People who had walked past the same rubbish were inspired - or embarrassed - into doing something about it themselves.
If a best-selling, award-winning author and a little girl can pick up other people's rubbish, why can't the rest of us?
Former councillor David Hardman has always "gone round picking up litter" wherever he goes, "much to the annoyance" of his family.
He would fill a black bin bag every day, walking his daughter to school. "Everywhere I went I had to wash my hands because I'd picked up something horrible," he says.
Discovering hand-held litter grabbers "revolutionised" his activities.
In Jesmond, the suburb of Newcastle where he lives, "quite a few people" make concerted efforts to deal with rubbish but some residents, he says, "are completely oblivious to it".
Dr Joan Harvey, a chartered psychologist at Newcastle University, believes there is a "group effect" at play here.
"If somebody else starts picking up litter, you'll start picking up litter - if nobody does and they all walk past it, you'll walk past it," she says.
Since 80-90% of us are followers, we need someone to take the lead, she says.
"Once somebody starts to do something, others start to do it."
According to the "bystander effect, external" theory, not only are we reluctant to be the first to act but, the greater the number of people not doing something, the more we feel we do not have to either.
Some also say it is the council's job anyway, though Dr Harvey suggests this "excuse" can be an example of "post hoc attribution".
We walk past the litter and "look afterwards for reasons why... whether they're true or not", she says.
In Newcastle's German twin city of Gelsenkirchen it is generally the other way around, says the German Honorary Consul for the North East and Cumbria.
"In general Germans feel responsible for looking after pathways themselves, not the council," Jo Chexal says.
"I have seen people in Germany pick up litter which someone has dropped and go up to them and say politely that they think they have dropped something and give it back to them.
"It is about pride in the city and its surroundings and not leaving the responsibility with someone else [or] the council."
In some parts of Germany official requirement backs up natural inclination, with shops forced to keep their frontages clear and residents required to clean their own streets.
Mr Hardman has argued unsuccessfully for such rules to be adopted in Newcastle.
"It requires a change of national legislation which there doesn't seem to be any appetite for," he says.
But Germany has another trick up its sleeve. There you can still return empty bottles and cans to shops in return for the "pfand", or deposit.
This incentive to pick up - or not drop - was consigned to UK history when drinks producer Barr announced it would no longer be paying 30p for returned bottles.
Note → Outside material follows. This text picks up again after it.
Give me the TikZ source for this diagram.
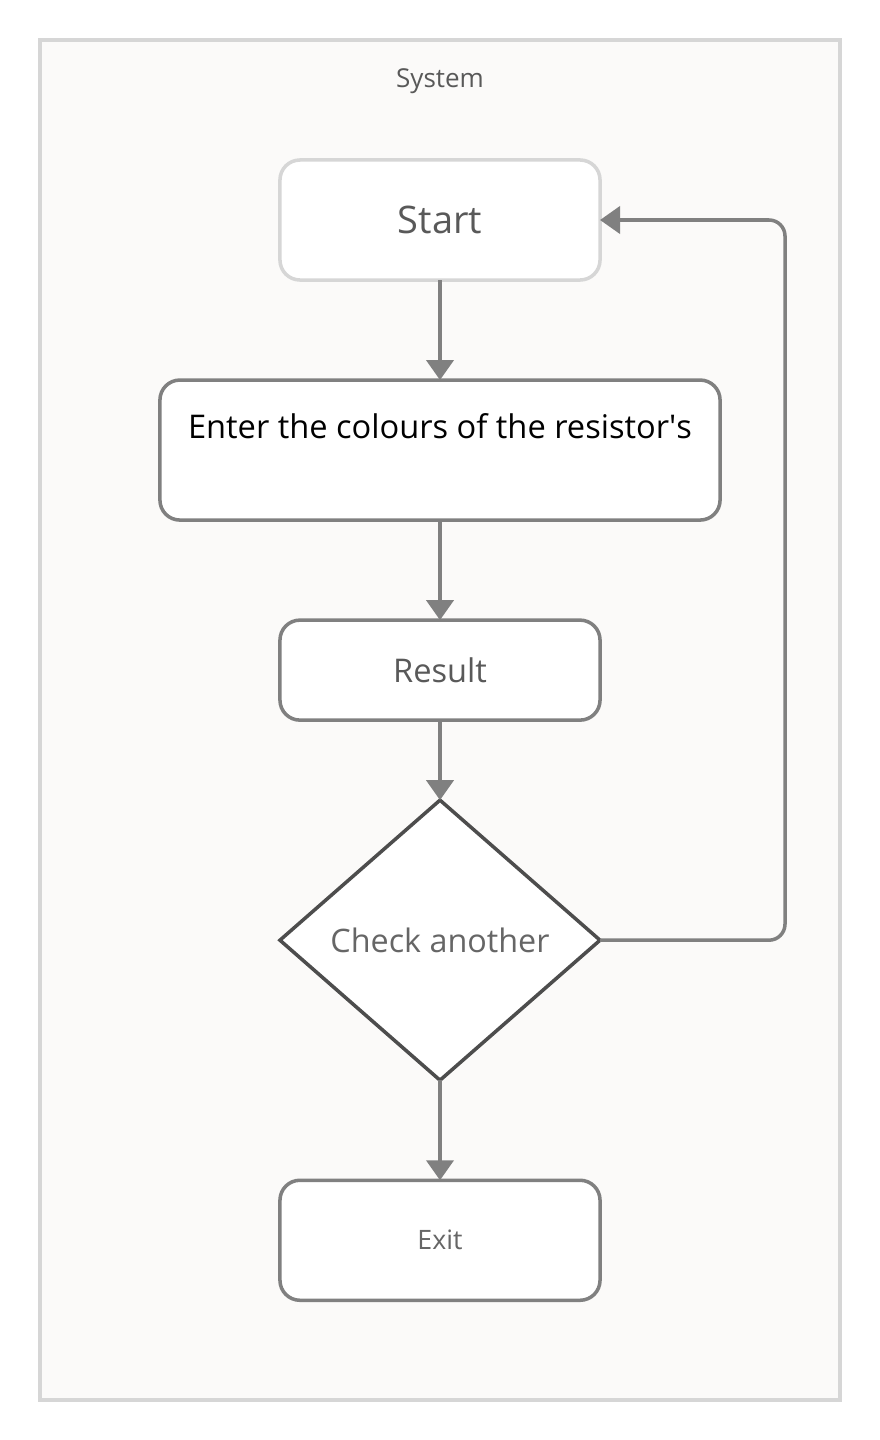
\documentclass[tikz,border=0pt]{standalone}
\usepackage{fontspec}
\setmainfont{Open Sans}
\usepackage{tikz}
\usetikzlibrary{arrows.meta, positioning, shapes.geometric}
\usepackage{xcolor}
\definecolor{framebg}{HTML}{FBFAF9}
\definecolor{frameline}{HTML}{D6D6D6}
\definecolor{boxline}{HTML}{808080}
\definecolor{diamline}{HTML}{4D4D4D}
\definecolor{txtgrey}{HTML}{595959}

\begin{document}
\begin{tikzpicture}[x=0.025cm, y=-0.025cm, >={Triangle[length=0.5cm,width=0.68cm]}, node distance=2.5cm,
  stepbox/.style={draw=boxline, line width=2.5pt, rounded corners=0.5cm, fill=white, outer sep=0pt,
    minimum width=8cm, minimum height=3cm, text=txtgrey, font=\fontsize{23.2}{28}\selectfont},
  flow/.style={->, draw=boxline, line width=2.5pt}]
\useasboundingbox (0,0) rectangle (880,1440);
\draw[fill=framebg, draw=frameline, line width=2.8pt] (40,40) rectangle (840,1400);
\node[text=txtgrey, font=\fontsize{18.5}{22}\selectfont] (system) at (440,81) {System};

\node[stepbox, draw=frameline, font=\fontsize{27}{32}\selectfont] (start) at (440,220) {Start};
\node[stepbox, below=2.5cm of start, minimum width=14cm, minimum height=3.5cm, text=black, align=center] (enter) {Enter the colours of the resistor\textquotesingle s\\[6pt]~};
\node[stepbox, below=2.5cm of enter, minimum height=2.5cm] (result) {Result};
\node[draw=diamline, line width=2.5pt, fill=white, diamond, aspect=1.143, minimum width=8cm, minimum height=7cm, inner sep=0pt, outer sep=0pt, text=black!60, font=\fontsize{23}{28}\selectfont, below=2cm of result] (check) {Check another};
\node[stepbox, below=2.5cm of check, text=black!60, font=\fontsize{19}{23}\selectfont] (exit) {Exit};

\draw[flow] (start) -- (enter);
\draw[flow] (enter) -- (result);
\draw[flow] (result) -- (check);
\draw[flow] (check) -- (exit);

\coordinate (bend) at (785,220);
\draw[flow, rounded corners=0.4cm] (check.east) -| (bend) -- (start.east);

\end{tikzpicture}
\end{document}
Like Matilda Rusby, children were once the answer, at least where bottles were concerned, as the BBC political correspondent Nick Eardley's tale of youthful bottle collecting shows.
He would turn up at his local Edinburgh newsagent's with as many empty pop bottles as he could find.
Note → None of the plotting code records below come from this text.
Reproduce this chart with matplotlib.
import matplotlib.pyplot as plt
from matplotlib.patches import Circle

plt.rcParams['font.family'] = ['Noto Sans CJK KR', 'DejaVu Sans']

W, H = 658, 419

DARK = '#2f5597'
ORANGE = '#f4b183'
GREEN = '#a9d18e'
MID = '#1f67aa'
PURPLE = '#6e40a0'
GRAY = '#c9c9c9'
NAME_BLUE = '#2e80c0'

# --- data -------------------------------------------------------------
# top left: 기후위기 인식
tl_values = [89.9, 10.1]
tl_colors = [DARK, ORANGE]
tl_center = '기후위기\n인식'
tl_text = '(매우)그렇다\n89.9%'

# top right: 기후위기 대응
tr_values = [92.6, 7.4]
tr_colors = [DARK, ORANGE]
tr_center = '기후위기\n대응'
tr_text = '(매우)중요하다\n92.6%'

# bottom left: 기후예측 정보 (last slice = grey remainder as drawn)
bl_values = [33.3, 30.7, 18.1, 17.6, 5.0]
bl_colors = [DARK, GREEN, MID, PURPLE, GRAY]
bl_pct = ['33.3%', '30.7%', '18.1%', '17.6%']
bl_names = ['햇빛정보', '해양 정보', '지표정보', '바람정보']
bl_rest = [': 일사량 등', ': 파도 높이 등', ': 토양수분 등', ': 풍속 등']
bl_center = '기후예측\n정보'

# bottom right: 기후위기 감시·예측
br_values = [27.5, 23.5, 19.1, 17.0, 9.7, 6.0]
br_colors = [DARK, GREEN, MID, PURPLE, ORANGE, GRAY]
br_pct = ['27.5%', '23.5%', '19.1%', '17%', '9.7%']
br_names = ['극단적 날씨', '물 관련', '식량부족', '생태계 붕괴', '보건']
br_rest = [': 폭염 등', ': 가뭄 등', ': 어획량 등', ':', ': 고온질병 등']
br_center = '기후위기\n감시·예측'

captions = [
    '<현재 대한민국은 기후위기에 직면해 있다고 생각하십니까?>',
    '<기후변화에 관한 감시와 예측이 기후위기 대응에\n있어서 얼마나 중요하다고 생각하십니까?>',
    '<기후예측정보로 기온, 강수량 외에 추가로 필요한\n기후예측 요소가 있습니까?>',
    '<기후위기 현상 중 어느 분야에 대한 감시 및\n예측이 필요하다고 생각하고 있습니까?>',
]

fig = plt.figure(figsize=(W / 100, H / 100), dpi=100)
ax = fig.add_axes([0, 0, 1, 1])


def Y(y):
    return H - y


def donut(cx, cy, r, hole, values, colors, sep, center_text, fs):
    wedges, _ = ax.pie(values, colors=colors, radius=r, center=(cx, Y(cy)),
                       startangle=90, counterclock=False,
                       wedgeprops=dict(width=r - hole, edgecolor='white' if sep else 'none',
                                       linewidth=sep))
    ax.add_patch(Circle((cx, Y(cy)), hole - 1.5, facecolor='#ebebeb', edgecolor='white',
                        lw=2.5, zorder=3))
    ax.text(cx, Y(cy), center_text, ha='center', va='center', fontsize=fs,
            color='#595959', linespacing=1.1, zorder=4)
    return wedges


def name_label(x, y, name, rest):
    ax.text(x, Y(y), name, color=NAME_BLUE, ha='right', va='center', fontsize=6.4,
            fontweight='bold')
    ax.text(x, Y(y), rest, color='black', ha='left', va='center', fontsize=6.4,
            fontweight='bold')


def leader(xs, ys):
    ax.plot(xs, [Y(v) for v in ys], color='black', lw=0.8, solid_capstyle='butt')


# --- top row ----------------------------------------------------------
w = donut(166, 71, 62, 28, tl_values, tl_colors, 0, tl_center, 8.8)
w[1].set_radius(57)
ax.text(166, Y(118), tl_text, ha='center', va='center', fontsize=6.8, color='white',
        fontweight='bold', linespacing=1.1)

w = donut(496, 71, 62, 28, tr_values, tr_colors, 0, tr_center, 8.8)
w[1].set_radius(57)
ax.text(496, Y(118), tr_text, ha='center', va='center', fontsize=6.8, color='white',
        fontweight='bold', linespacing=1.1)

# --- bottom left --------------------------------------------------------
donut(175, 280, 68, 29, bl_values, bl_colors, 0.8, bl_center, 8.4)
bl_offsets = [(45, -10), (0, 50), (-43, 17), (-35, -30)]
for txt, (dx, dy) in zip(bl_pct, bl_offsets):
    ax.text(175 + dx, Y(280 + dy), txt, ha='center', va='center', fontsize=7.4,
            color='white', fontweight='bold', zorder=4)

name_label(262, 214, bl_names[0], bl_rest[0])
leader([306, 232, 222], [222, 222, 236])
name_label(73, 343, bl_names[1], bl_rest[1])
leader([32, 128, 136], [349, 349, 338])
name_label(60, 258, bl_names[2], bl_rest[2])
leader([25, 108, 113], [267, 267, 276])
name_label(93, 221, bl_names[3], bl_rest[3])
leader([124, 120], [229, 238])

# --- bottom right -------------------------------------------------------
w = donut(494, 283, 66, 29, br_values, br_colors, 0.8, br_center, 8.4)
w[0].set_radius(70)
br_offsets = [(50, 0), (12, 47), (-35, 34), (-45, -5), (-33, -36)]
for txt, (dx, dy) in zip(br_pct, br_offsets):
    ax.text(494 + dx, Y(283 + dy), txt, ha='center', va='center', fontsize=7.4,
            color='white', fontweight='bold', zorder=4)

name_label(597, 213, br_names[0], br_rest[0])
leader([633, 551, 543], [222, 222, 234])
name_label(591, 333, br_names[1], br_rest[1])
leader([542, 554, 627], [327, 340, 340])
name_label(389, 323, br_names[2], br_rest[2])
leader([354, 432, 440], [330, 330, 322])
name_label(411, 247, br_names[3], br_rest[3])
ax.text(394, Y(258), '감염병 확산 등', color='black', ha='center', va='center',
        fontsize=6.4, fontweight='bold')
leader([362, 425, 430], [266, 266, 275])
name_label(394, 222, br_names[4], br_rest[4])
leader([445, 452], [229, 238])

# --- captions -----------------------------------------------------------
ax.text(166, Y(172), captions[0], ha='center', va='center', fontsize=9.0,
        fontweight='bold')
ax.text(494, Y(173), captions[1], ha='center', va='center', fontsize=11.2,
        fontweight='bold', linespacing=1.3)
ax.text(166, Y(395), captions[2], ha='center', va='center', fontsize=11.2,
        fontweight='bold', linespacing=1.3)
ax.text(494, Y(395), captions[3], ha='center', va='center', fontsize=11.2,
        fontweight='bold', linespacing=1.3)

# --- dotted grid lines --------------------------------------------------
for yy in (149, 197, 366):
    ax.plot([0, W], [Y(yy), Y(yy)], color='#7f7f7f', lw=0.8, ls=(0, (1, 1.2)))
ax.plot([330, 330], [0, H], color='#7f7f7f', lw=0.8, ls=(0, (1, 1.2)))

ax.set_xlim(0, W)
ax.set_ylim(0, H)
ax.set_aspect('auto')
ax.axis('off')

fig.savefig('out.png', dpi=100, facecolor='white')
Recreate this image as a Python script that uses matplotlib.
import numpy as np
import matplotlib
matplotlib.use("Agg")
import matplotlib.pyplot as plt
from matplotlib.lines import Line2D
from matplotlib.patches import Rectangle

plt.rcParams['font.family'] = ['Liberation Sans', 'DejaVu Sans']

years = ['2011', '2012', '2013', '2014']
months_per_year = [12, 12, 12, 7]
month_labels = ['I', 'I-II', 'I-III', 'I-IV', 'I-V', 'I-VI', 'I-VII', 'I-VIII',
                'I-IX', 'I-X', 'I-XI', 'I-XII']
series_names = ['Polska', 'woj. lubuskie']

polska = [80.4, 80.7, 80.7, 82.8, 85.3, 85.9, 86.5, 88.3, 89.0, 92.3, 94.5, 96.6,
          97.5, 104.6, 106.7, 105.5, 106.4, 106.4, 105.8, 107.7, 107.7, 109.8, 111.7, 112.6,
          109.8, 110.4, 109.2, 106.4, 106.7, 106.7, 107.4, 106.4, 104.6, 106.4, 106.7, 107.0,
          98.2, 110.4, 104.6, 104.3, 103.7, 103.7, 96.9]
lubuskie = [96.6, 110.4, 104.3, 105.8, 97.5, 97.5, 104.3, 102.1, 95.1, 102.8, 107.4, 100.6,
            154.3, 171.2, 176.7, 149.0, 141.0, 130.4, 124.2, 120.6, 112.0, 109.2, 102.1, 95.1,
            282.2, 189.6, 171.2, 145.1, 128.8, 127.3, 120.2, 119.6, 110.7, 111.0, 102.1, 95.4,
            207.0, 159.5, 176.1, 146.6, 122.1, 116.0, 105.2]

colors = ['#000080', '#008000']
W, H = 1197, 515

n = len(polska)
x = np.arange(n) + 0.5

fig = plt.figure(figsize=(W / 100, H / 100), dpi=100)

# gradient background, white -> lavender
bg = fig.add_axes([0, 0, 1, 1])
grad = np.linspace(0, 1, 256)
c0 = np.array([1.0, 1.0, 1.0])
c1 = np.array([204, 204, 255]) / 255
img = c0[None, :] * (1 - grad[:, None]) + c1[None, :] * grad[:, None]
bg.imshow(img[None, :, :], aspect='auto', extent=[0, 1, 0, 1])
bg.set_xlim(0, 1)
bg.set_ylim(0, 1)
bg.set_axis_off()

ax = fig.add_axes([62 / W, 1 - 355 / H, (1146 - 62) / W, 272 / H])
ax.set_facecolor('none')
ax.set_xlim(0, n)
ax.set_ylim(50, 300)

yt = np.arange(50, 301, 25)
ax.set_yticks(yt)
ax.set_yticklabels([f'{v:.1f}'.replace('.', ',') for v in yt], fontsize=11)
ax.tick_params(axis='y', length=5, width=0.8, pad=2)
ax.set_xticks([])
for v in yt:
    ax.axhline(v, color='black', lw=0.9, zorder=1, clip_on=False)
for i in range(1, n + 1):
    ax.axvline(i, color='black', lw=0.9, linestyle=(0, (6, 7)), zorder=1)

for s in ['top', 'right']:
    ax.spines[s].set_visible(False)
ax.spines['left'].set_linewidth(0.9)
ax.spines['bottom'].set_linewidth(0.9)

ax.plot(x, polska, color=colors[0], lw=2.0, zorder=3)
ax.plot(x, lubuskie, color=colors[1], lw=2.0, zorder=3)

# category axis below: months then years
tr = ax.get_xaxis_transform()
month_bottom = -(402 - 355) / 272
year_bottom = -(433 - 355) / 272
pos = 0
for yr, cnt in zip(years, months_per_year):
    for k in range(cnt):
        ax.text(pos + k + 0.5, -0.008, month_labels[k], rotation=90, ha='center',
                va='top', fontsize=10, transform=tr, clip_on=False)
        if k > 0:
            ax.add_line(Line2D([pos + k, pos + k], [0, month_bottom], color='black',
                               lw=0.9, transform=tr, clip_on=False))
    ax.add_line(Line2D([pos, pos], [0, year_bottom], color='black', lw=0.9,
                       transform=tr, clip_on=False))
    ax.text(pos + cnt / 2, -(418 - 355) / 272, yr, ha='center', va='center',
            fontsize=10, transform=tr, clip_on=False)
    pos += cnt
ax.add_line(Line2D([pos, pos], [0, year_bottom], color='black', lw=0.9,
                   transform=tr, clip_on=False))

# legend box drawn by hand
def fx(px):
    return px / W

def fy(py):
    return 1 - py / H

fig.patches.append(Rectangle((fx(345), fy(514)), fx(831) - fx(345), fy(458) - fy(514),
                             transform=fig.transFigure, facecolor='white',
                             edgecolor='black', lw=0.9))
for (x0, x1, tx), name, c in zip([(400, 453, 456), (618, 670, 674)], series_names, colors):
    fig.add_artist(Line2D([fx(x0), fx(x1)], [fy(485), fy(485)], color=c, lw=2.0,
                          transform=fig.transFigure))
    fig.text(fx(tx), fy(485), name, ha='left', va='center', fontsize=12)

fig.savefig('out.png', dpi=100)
"The bottles would come from a variety of sources - my dad, neighbours, the park where teenagers used to drink on a Friday and Saturday night," he said.
Roll forward a few decades and sometimes modern rules make it hard to be a Good Litter Samaritan.
Colin Shadbolt from Faversham in Kent reportedly spent a day picking up litter only to be told he could not leave it at his local tip, external because it was not his rubbish.
Kent County Council said it "applauded the initiative" but the potential for waste to be hazardous meant it must make sure it was "disposed of in the most appropriate way".
It advised litter pickers to contact the council beforehand.
And there is another problem.
"There is a limit to how much the council can afford to put into landfill or through its system," Mr Hardman says.
"The more weight it puts through its system, even though a lot of it is recycled, they pay."
So, if every person in Newcastle suddenly became very community-minded and started picking up every piece of rubbish they saw and put it into the nearest bin, would the council have a problem?
The council would only say it welcomed the "involvement of organised groups in keeping their neighbourhoods tidy".
There have been efforts over the years to encourage people not to drop litter, though the Keep Britain Tidy campaign to persuade people to Clean for the Queen was not entirely well received.
Why, people asked, should they do what they pay their council to do.
But, as local authorities facing budget cuts make choices between departments and reduce street cleaning budgets by millions, some would argue it is churlish to step over litter and say it is someone else's job to pick it up.
Keep Britain Tidy points out that Clean for the Queen was the first national litter-picking campaign for 10 years.
Chief executive Allison Ogden-Newton said it had "been quite a while, really, since the message about anti-littering has got out there to any audience".
Maybe we need Dr Harvey's "group response", then the solo pickers will not have to worry about being looked at sideways.
David Hardman says he takes "the mick out of" himself for constantly collecting litter because otherwise "people do think you are weird".
But is that fair? David Sedaris thinks not.
"How is it fair that the person who rips a lottery ticket into 16 pieces and throws it on the ground isn't crazy, but the guy who picks it up is?"